Problem statement:
Return the count of lines that hold the string "Write", with no other words.

Extracted entries:
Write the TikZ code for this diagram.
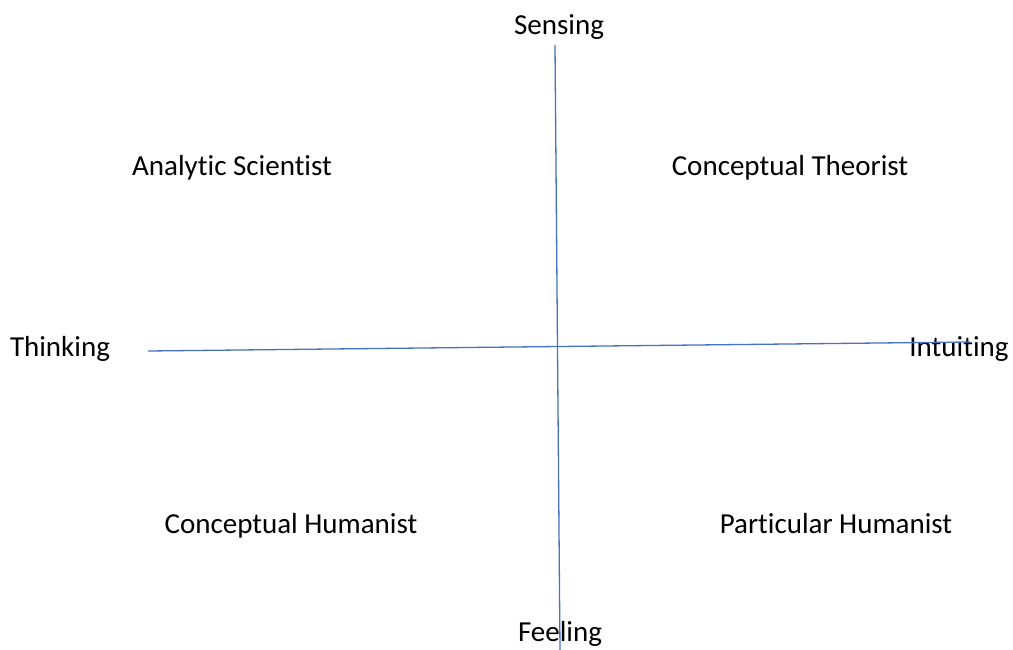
\documentclass[tikz,border=0pt]{standalone}
\usepackage{fontspec}
\setmainfont{Carlito}[Ligatures={NoCommon}]
\usepackage{xcolor}
\definecolor{axisblue}{HTML}{4472C4}
\tikzset{
  label/.style={
    inner sep=0pt,
    align=center,
    font=\fontsize{29}{35}\selectfont
    },
  axis/.style={draw=axisblue, line width=1.3pt},
}
\begin{document}
\begin{tikzpicture}[
            x = 1pt, y = -1pt, % pixel grid of the reference
            semithick % line style
        ]
         \useasboundingbox (0,0) rectangle (1013,650);

         % axis ends
         \coordinate (top) at (555,45);
         \coordinate (bottom) at (560,650);
         \coordinate (left) at (148,351);
         \coordinate (right) at (970,342);

         % poles
         \node[label] (sensing) at (559,27) {Sensing};
         \node[label] (feeling) at (560,634) {Feeling};
         \node[label] (thinking) at (60,349) {Thinking};
         \node[label] (intuiting) at (959,349) {Intuiting};

         % quadrants
         \node[label] (analytic) at (232,168) {Analytic Scientist};
         \node[label] (theorist) at (790,168) {Conceptual Theorist};
         \node[label] (chumanist) at (291,526) {Conceptual Humanist};
         \node[label] (phumanist) at (836,524) {Particular Humanist};

         \path[axis] (top) -- (bottom);
         \path[axis] (left) -- (right);
  \end{tikzpicture}
\end{document}
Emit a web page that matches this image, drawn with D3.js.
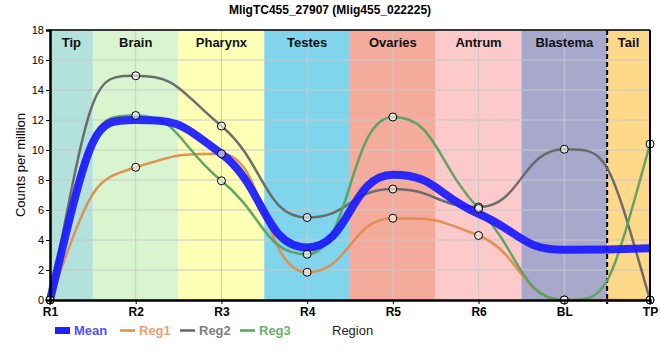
<!DOCTYPE html>
<html><head><meta charset="utf-8">
<script src="https://cdn.jsdelivr.net/npm/d3@7"></script>
<style>body{margin:0;background:#fff;font-family:"Liberation Sans",Arial,sans-serif;}</style>
</head><body>
<svg id="c" width="660" height="360"></svg>
<script>
const regions = ["R1","R2","R3","R4","R5","R6","BL","TP"];
const meanVals = [0, 12.0, 9.75, 3.5, 8.35, 5.75, 3.35, 3.45];
const reg1Vals = [0, 8.85, 9.75, 1.85, 5.45, 4.3, 0, 0];
const reg2Vals = [0, 14.95, 11.6, 5.5, 7.4, 6.2, 10.05, 0];
const reg3Vals = [0, 12.3, 7.95, 3.05, 12.2, 6.1, 0, 10.4];
const bandNames = ["Tip","Brain","Pharynx","Testes","Ovaries","Antrum","Blastema","Tail"];
const bandColors = ["#b3e2dd","#d9f5d0","#ffffb5","#80d4eb","#f4ab9c","#fccaca","#a8a8cd","#fed98a"];
const yTicks = [0,2,4,6,8,10,12,14,16,18];

// Custom d3 curve: monotone slopes, Bezier handles reaching half-way to neighbours
function HalfMonotone(context){ this._context = context; }
HalfMonotone.prototype = {
  areaStart(){ this._line = 0; }, areaEnd(){ this._line = NaN; },
  lineStart(){ this._x = []; this._y = []; },
  point(x, y){ this._x.push(+x); this._y.push(+y); },
  lineEnd(){
    const X = this._x, Y = this._y, n = X.length, c = this._context;
    if (!n) return;
    c.moveTo(X[0], Y[0]);
    if (n === 1) return;
    const s = [];
    for (let i = 0; i < n-1; i++) s.push((Y[i+1]-Y[i])/(X[i+1]-X[i]));
    const t = new Array(n).fill(0);
    for (let i = 1; i < n-1; i++) {
      const h0 = X[i]-X[i-1], h1 = X[i+1]-X[i];
      const p = (s[i-1]*h1 + s[i]*h0)/(h0+h1);
      t[i] = (Math.sign(s[i-1]) + Math.sign(s[i])) * Math.min(Math.abs(s[i-1]), Math.abs(s[i]), 0.5*Math.abs(p)) || 0;
    }
    t[0] = n > 2 ? 2*s[0] - t[1] : s[0];
    t[n-1] = n > 2 ? 2*s[n-2] - t[n-2] : s[n-2];
    for (let i = 0; i < n-1; i++) {
      const h = (X[i+1]-X[i])/2;
      c.bezierCurveTo(X[i]+h, Y[i]+t[i]*h, X[i+1]-h, Y[i+1]-t[i+1]*h, X[i+1], Y[i+1]);
    }
  }
};
const curveHalfMonotone = ctx => new HalfMonotone(ctx);

const svg = d3.select("#c");
const L=50, R=650, T=30, B=300;
const x = d3.scalePoint().domain(regions).range([L,R]);
const y = d3.scaleLinear().domain([0,18]).range([B,T]);
const step = x.step();

// bands
const bands = bandNames.map((n,i)=>{
  const x0 = i===0 ? L : x(regions[i]) - step/2;
  const x1 = i===bandNames.length-1 ? R : x(regions[i]) + step/2;
  return {n, c: bandColors[i], x0, x1};
});
svg.selectAll("rect.band").data(bands).join("rect")
  .attr("x",d=>d.x0).attr("y",T).attr("width",d=>d.x1-d.x0).attr("height",B-T)
  .attr("fill",d=>d.c);

// grid
svg.append("g").selectAll("line").data(yTicks).join("line")
  .attr("x1",L).attr("x2",R).attr("y1",d=>y(d)).attr("y2",d=>y(d))
  .attr("stroke","#c8c8c8").attr("stroke-width",1);
svg.append("g").selectAll("line").data(regions).join("line")
  .attr("x1",d=>x(d)).attr("x2",d=>x(d)).attr("y1",T).attr("y2",B)
  .attr("stroke","#c8c8c8").attr("stroke-width",1);

// band labels
svg.selectAll("text.band").data(bands).join("text")
  .attr("x",d=>(d.x0+d.x1)/2).attr("y",T+17).attr("text-anchor","middle")
  .attr("font-size",13).attr("font-weight","bold").attr("fill","#111").text(d=>d.n);

// dashed line between Blastema and Tail
svg.append("line").attr("x1",bands[7].x0).attr("x2",bands[7].x0).attr("y1",T).attr("y2",B+4)
  .attr("stroke","#000").attr("stroke-width",2).attr("stroke-dasharray","5,3");

// lines
const line = d3.line().x((d,i)=>x(regions[i])).y(d=>y(d)).curve(curveHalfMonotone);
const series = [
  {name:"Reg1", vals:reg1Vals, color:"#e08c4e", lc:"#e8a070"},
  {name:"Reg2", vals:reg2Vals, color:"#666666", lc:"#808080"},
  {name:"Reg3", vals:reg3Vals, color:"#5aa05e", lc:"#6cb070"}
];
series.forEach(s=>{
  svg.append("path").attr("d",line(s.vals)).attr("fill","none")
    .attr("stroke",s.color).attr("stroke-width",2.5).attr("stroke-opacity",0.95);
});
svg.append("path").attr("d",line(meanVals)).attr("fill","none")
  .attr("stroke","#1a1aff").attr("stroke-width",8).attr("stroke-opacity",0.92);

// points
series.forEach(s=>{
  svg.append("g").selectAll("circle").data(s.vals).join("circle")
    .attr("cx",(d,i)=>x(regions[i])).attr("cy",d=>y(d)).attr("r",4)
    .attr("fill","#ffffff").attr("fill-opacity",0.6).attr("stroke","#000").attr("stroke-width",1);
});

// axes
const ya = svg.append("g").attr("transform",`translate(${L},0)`)
  .call(d3.axisLeft(y).tickValues(yTicks).tickSize(4).tickPadding(2));
ya.select(".domain").attr("stroke-width",2.5);
ya.selectAll("text").attr("font-size",11).attr("font-family","Liberation Sans, Arial, sans-serif");
const xa = svg.append("g").attr("transform",`translate(0,${B})`)
  .call(d3.axisBottom(x).tickSize(4).tickPadding(3));
xa.select(".domain").attr("stroke-width",2.5);
xa.selectAll("text").attr("font-size",12).attr("font-weight","bold").attr("font-family","Liberation Sans, Arial, sans-serif");
// right & top border
svg.append("line").attr("x1",R).attr("x2",R).attr("y1",T).attr("y2",B).attr("stroke","#000").attr("stroke-width",2);
svg.append("line").attr("x1",L).attr("x2",R).attr("y1",T).attr("y2",T).attr("stroke","#000").attr("stroke-width",1.5);

// title
svg.append("text").attr("x",330).attr("y",14).attr("text-anchor","middle")
  .attr("font-size",12).attr("font-weight","bold").text("MligTC455_27907 (Mlig455_022225)");
// y label
svg.append("text").attr("transform","translate(25,165) rotate(-90)").attr("text-anchor","middle")
  .attr("font-size",13).text("Counts per million");
// x label
svg.append("text").attr("x",332).attr("y",335).attr("font-size",13).attr("fill","#222").text("Region");

// legend
const lg = svg.append("g");
lg.append("rect").attr("x",55).attr("y",327).attr("width",15).attr("height",7).attr("fill","#2020ff");
lg.append("text").attr("x",74).attr("y",335).attr("font-size",13).attr("font-weight","bold").attr("fill","#5050ff").text("Mean");
series.forEach((s,i)=>{
  const x0 = 120 + i*60;
  lg.append("line").attr("x1",x0).attr("x2",x0+15).attr("y1",330.5).attr("y2",330.5)
    .attr("stroke",s.color).attr("stroke-width",2.5);
  lg.append("text").attr("x",x0+19).attr("y",335).attr("font-size",13).attr("font-weight","bold").attr("fill",s.lc).text(s.name);
});
</script>
</body></html>
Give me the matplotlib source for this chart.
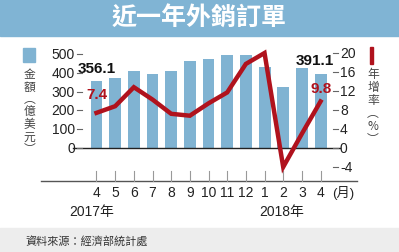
import numpy as np
import matplotlib.pyplot as plt
from matplotlib.patches import Rectangle
from matplotlib.transforms import blended_transform_factory

plt.rcParams['font.family'] = ['Liberation Sans', 'Noto Sans CJK TC', 'DejaVu Sans']

# data
months = ['4', '5', '6', '7', '8', '9', '10', '11', '12', '1', '2', '3', '4']
orders = [356.1, 371.9, 409.5, 391.0, 412.0, 465.0, 472.0, 497.0, 495.0, 433.0, 326.0, 428.0, 391.1]
growth = [7.4, 8.8, 12.8, 10.2, 7.2, 6.8, 9.4, 11.7, 17.7, 20.0, -4.0, 3.0, 9.8]
left_ticks = [0, 100, 200, 300, 400, 500]
right_ticks = [-4, 0, 4, 8, 12, 16, 20]

bar_color = '#80b3d2'
line_color = '#b0121d'
W, H = 399, 253

fig = plt.figure(figsize=(W / 100, H / 100), dpi=100)
fig.patch.set_facecolor('white')

# title band and footer band
fig.patches.append(Rectangle((0, 1 - 37 / H), 1, 37 / H, transform=fig.transFigure,
                             color='#80b4d4', zorder=0))
fig.patches.append(Rectangle((0, 0), 1, 24 / H, transform=fig.transFigure,
                             color='#ededed', zorder=0))
fig.text(0.5, 1 - 19 / H, '近一年外銷訂單', color='white', fontsize=18,
         fontweight='bold', ha='center', va='center', family='Noto Sans CJK TC')
fig.text(25 / W, 12 / H, '資料來源：經濟部統計處', color='#333333', fontsize=8,
         ha='left', va='center', family='Noto Sans CJK TC')

# axes: pixel layout
x0, x1 = 41, 357
y_top, y_bot = 40, 182
ax = fig.add_axes([x0 / W, 1 - y_bot / H, (x1 - x0) / W, (y_bot - y_top) / H])
step = 18.67
first = 96.5
ax.set_xlim((x0 - first) / step, (x1 - first) / step)
zero_px = 149
lscale = (zero_px - 55) / 500.0
ax.set_ylim(-(y_bot - zero_px) / lscale, (zero_px - y_top) / lscale)
ax2 = ax.twinx()
rscale = (zero_px - 54) / 20.0
ax2.set_ylim(-(y_bot - zero_px) / rscale, (zero_px - y_top) / rscale)

for a in (ax, ax2):
    a.set_axis_off()

x = np.arange(len(months))
ax.bar(x, orders, width=0.64, color=bar_color, zorder=1)
ax2.plot(x, growth, color=line_color, lw=3.2, solid_joinstyle='miter', zorder=3)

# zero line and baseline
ax.plot([(73 - first) / step, (340 - first) / step], [0, 0], color='#222222', lw=1, zorder=2)
ax.axhline(ax.get_ylim()[0], color='#555555', lw=1, clip_on=False)
for xi in x:
    ax.plot([xi, xi], [ax.get_ylim()[0], ax.get_ylim()[0] + 10 / lscale],
            color='#999999', lw=0.8, clip_on=False)

# left ticks
tl = blended_transform_factory(fig.transFigure, ax.transData)
for v in left_ticks:
    ax.text(75 / W, v, str(v), transform=tl, ha='right', va='center', fontsize=10, color='#222222')
    ax.plot([77 / W, 82 / W], [v, v], transform=tl, color='#666666', lw=0.8, clip_on=False)
# right ticks
tr = blended_transform_factory(fig.transFigure, ax2.transData)
for v in right_ticks:
    ax2.text(340 / W, v, str(v), transform=tr, ha='left', va='center', fontsize=10, color='#222222')
    ax2.plot([333 / W, 338 / W], [v, v], transform=tr, color='#666666', lw=0.8, clip_on=False)

# month labels
for xi, m in zip(x, months):
    ax.text(xi, -(193 - zero_px) / lscale, m, ha='center', va='center', fontsize=10, color='#222222')
ax.text((343 - first) / step, -(193 - zero_px) / lscale, '(月)', ha='center', va='center',
        fontsize=9.5, color='#222222')
ax.text((92 - first) / step, -(212 - zero_px) / lscale, '2017年', ha='center', va='center',
        fontsize=10, color='#222222')
ax.text((282 - first) / step, -(212 - zero_px) / lscale, '2018年', ha='center', va='center',
        fontsize=10, color='#222222')

# value labels
ax.text(x[0], orders[0] + 30, f'{orders[0]:.1f}', ha='center', va='bottom', fontsize=11,
        fontweight='bold', color='#111111')
ax.text(x[-1] - 0.3, orders[-1] + 42, f'{orders[-1]:.1f}', ha='center', va='bottom', fontsize=11,
        fontweight='bold', color='#111111')
ax2.text(x[0] + 0.05, growth[0] + 2.5, f'{growth[0]:.1f}', ha='center', va='bottom', fontsize=11,
         fontweight='bold', color=line_color)
ax2.text(x[-1] + 0.05, growth[-1] + 1.4, f'{growth[-1]:.1f}', ha='center', va='bottom', fontsize=11,
         fontweight='bold', color=line_color)

# legends
fig.patches.append(Rectangle((23 / W, 1 - 63 / H), 12 / W, 14 / H, transform=fig.transFigure,
                             color=bar_color))
fig.text(29.5 / W, 1 - 68 / H, '金\n額\n︵\n億\n美\n元\n︶', ha='center', va='top', fontsize=8.5,
         color='#444444', linespacing=0.95, family='Noto Sans CJK TC')
fig.patches.append(Rectangle((370 / W, 1 - 65 / H), 3 / W, 17 / H, transform=fig.transFigure,
                             color=line_color))
fig.text(373 / W, 1 - 68 / H, '年\n增\n率\n︵\n%\n︶', ha='center', va='top', fontsize=8.5,
         color='#444444', linespacing=1.0, family='Noto Sans CJK TC')

fig.savefig('out.png', dpi=100)
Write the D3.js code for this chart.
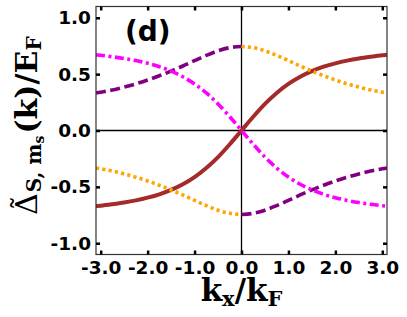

Full answer:
2